Iman dalam pandangan islam ialah inti agama islam dan iman tumbuh karena ada ruang dialogis yang majemuk. Memahami dan mengenal bangsa lain, suku lain. Pun mengasihi mereka. itu semua hilang karena politik. Politik mengambil alih keimanan kita untuk memaksakan penilaian kepada orang lain, yang jelas berbeda: dari segi mazhab dan dalilnya. Sehingga Konflik yang muncul melibatkan agama sebuah keputusan yang gagal untuk menemukan cara yang elegan dalam menguasai kefanaan kuasa politik.
Takbir yang sering terdengar kala pemilihan umum cenderung terlihat politis apabila diteriakkan pada saat kampanye atau kampanye diam-diam atau terselubung.

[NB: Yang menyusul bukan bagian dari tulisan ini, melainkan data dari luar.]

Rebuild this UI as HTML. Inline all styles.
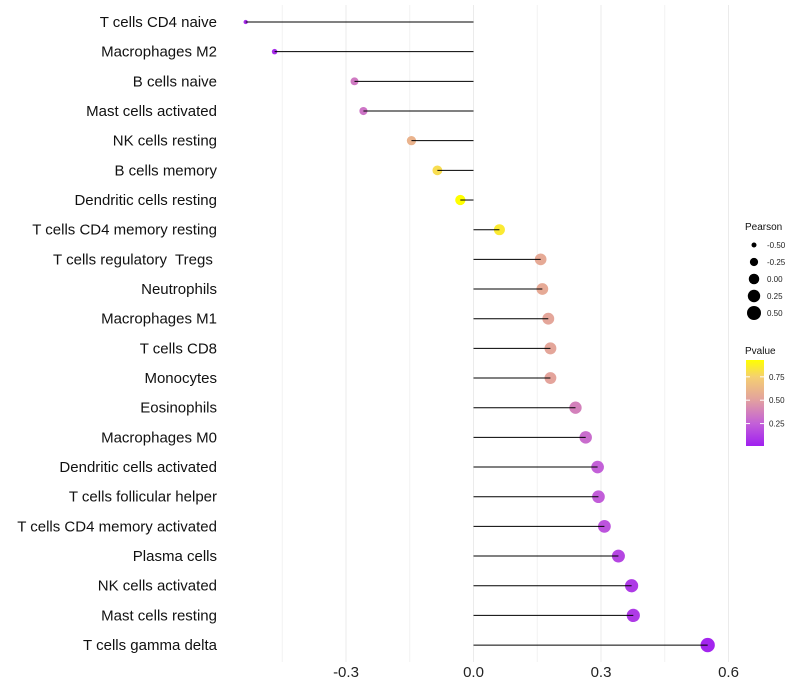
<!DOCTYPE html>
<html><head><meta charset="utf-8"><style>
body{margin:0;background:#fff;}
svg{display:block;font-family:"Liberation Sans",sans-serif;}
text{white-space:pre;}
</style></head><body>
<svg id="chart" width="800" height="700"></svg>
<script>
const categories=["T cells CD4 naive","Macrophages M2","B cells naive","Mast cells activated","NK cells resting","B cells memory","Dendritic cells resting","T cells CD4 memory resting","T cells regulatory  Tregs ","Neutrophils","Macrophages M1","T cells CD8","Monocytes","Eosinophils","Macrophages M0","Dendritic cells activated","T cells follicular helper","T cells CD4 memory activated","Plasma cells","NK cells activated","Mast cells resting","T cells gamma delta"];
const pearson=[-0.536,-0.468,-0.28,-0.259,-0.146,-0.085,-0.031,0.061,0.158,0.162,0.176,0.181,0.181,0.24,0.264,0.292,0.294,0.308,0.341,0.372,0.376,0.551];
const pvalues=[0.05,0.05,0.35,0.33,0.6,0.8,0.93,0.85,0.55,0.55,0.53,0.53,0.52,0.38,0.3,0.25,0.24,0.2,0.15,0.1,0.1,0.02];
const xTicks=[-0.3,0,0.3,0.6];
const xTickLabels=["-0.3","0.0","0.3","0.6"];
const minorTicks=[-0.45,-0.15,0.15,0.45];
const sizeLegend=[-0.5,-0.25,0,0.25,0.5];
const sizeLegendLabels=["-0.50","-0.25","0.00","0.25","0.50"];
const pLegend=[0.75,0.5,0.25];

const NS="http://www.w3.org/2000/svg";
const svg=document.getElementById('chart');
const xS=v=>473.5+v*425;
const yS=i=>22+i*29.67;
const rS=v=>Math.sqrt(Math.max(1,27.6+42.75*v));
const stops=[[0,[160,32,240]],[0.25,[195,96,216]],[0.5,[226,160,160]],[0.75,[245,208,112]],[0.93,[255,255,0]]];
function col(p){
  if(p<=stops[0][0])return rgb(stops[0][1]);
  for(let i=1;i<stops.length;i++){if(p<=stops[i][0]){const a=stops[i-1],b=stops[i];const t=(p-a[0])/(b[0]-a[0]);return rgb(a[1].map((c,k)=>c+(b[1][k]-c)*t));}}
  return rgb(stops[stops.length-1][1]);
}
function rgb(a){return `rgb(${a.map(Math.round).join(',')})`;}
function el(tag,attrs,parent){const e=document.createElementNS(NS,tag);for(const k in attrs)e.setAttribute(k,attrs[k]);(parent||svg).appendChild(e);return e;}

minorTicks.forEach(v=>{const l=el('line',{x1:xS(v),x2:xS(v),y1:5,y2:662,stroke:'#f2f2f2','stroke-width':1});

});
xTicks.forEach((v,i)=>{const l=el('line',{x1:xS(v),x2:xS(v),y1:5,y2:662,stroke:'#ebebeb','stroke-width':1});


const t=el('text',{x:xS(v),y:677,'text-anchor':'middle','font-size':15,fill:'#222'});t.textContent=xTickLabels[i];

});

categories.forEach((c,i)=>{
  const y=yS(i);
  const t=el('text',{x:217,y:y+5,'text-anchor':'end','font-size':15,fill:'#111'});t.textContent=c;
  
  
  const d=el('circle',{cx:xS(pearson[i]),cy:y,r:rS(pearson[i]),fill:col(pvalues[i])});
  
  
  const l=el('line',{x1:xS(pearson[i]),x2:xS(0),y1:y,y2:y,stroke:'#000','stroke-width':1});
  
  
});

const lt=el('text',{x:745,y:230,'font-size':10,fill:'#111'});lt.textContent='Pearson';


sizeLegend.forEach((v,i)=>{const y=245+i*17;
  const c=el('circle',{cx:754,cy:y,r:rS(v),fill:'#000'});
  
  
  const t=el('text',{x:767,y:y+3,'font-size':8,fill:'#222'});t.textContent=sizeLegendLabels[i];
  
  });

const pt=el('text',{x:745,y:354,'font-size':10,fill:'#111'});pt.textContent='Pvalue';


const defs=el('defs',{});const g=el('linearGradient',{id:'pg',x1:0,y1:1,x2:0,y2:0},defs);
const pmin=0.01,pmax=0.93;
stops.forEach(s=>el('stop',{offset:((Math.max(s[0],pmin)-pmin)/(pmax-pmin)),'stop-color':rgb(s[1])},g));
const bar=el('rect',{x:746,y:360,width:18,height:86,fill:'url(#pg)'});


const pY=p=>446-(p-pmin)/(pmax-pmin)*86;
pLegend.forEach(p=>{const y=pY(p);
  el('line',{x1:746,x2:750,y1:y,y2:y,stroke:'#fff','stroke-width':1});
  el('line',{x1:760,x2:764,y1:y,y2:y,stroke:'#fff','stroke-width':1});
  const t=el('text',{x:769,y:y+3,'font-size':8,fill:'#222'});t.textContent=p.toFixed(2);
  
  });
</script>
</body></html>
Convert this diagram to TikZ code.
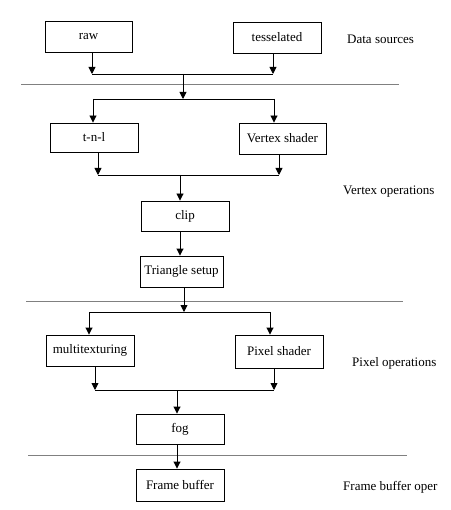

Kesalehan tidak dibuktikan seberapa sering dan keras meneriakkan nama Tuhan, dalam hati pun Tuhan tetap mendengarkan. Konon sufi yang ideal melakukan kebaikan tanpa dilandaskan keinginan masuk surga. Tak masuk surga pun tak apa, yang penting berbuat baik dan saling mengasihi. Karena manusia tak bisa menjamin surga, untuk dirinya sendiri saja tak bisa apalagi menjanjikan surga bagi orang lain.
Kita tidak mungkin menghapus pilar-pilar kebudayaan yang sudah dibangun berabad-abad, apalagi karena alasan politik. Biarkanlah orang-orang memilih jalan surgawinya masing-masing.
Persoalan apakah orang yang megikuti reuni 212 bertuhan sementara yang lain itu tidak bahkan tak beriman, lebih baik serahkan saja pada takdir Tuhan yang berkuasa menjaminkan surga kepada orang yang memegang sebotol beer di depanku, yang nafasnya bau alkohol di sampingku saat menyaksikan Santa Fest. Betapapun mabuknya mereka, mereka lebih saling menghargai dan menghormati meski saling senggol, membopong dengan sukarela dan bahagia orang yang tak dikenalnya untuk stage dive.
Mereka sadar, keberagaman bukan halangan untuk bersama bernyanyi. Saya pun yang meminjam korek untuk menyulut sebatang rokok tak ditanya, “apa agamamu? Jika sama, maka kupinjamkan,” tak ditanya pula, “kau dukung siapa tahun depan? jika sama maka kupinjamkan.”
Akhirnya saya bisa menikmati sebatang rokok dari orang yang meminjamkan koreknya tanpa ia tahu saya beragama apa dan mendukung siapa tahun depan? Dalam perjalanan pulang malam itu juga sempat terbayangkan bagaimana jika pemilu dilakukan saja dalam diam. Biarkan mereka menyasar pilihan yang ada, dia pasti akan tahu tujuan akhirnya. Seperti saya meski memutar lebih dari 10 km dibanding saat pergi, saya tetap sampai di Jalan Johar Baru.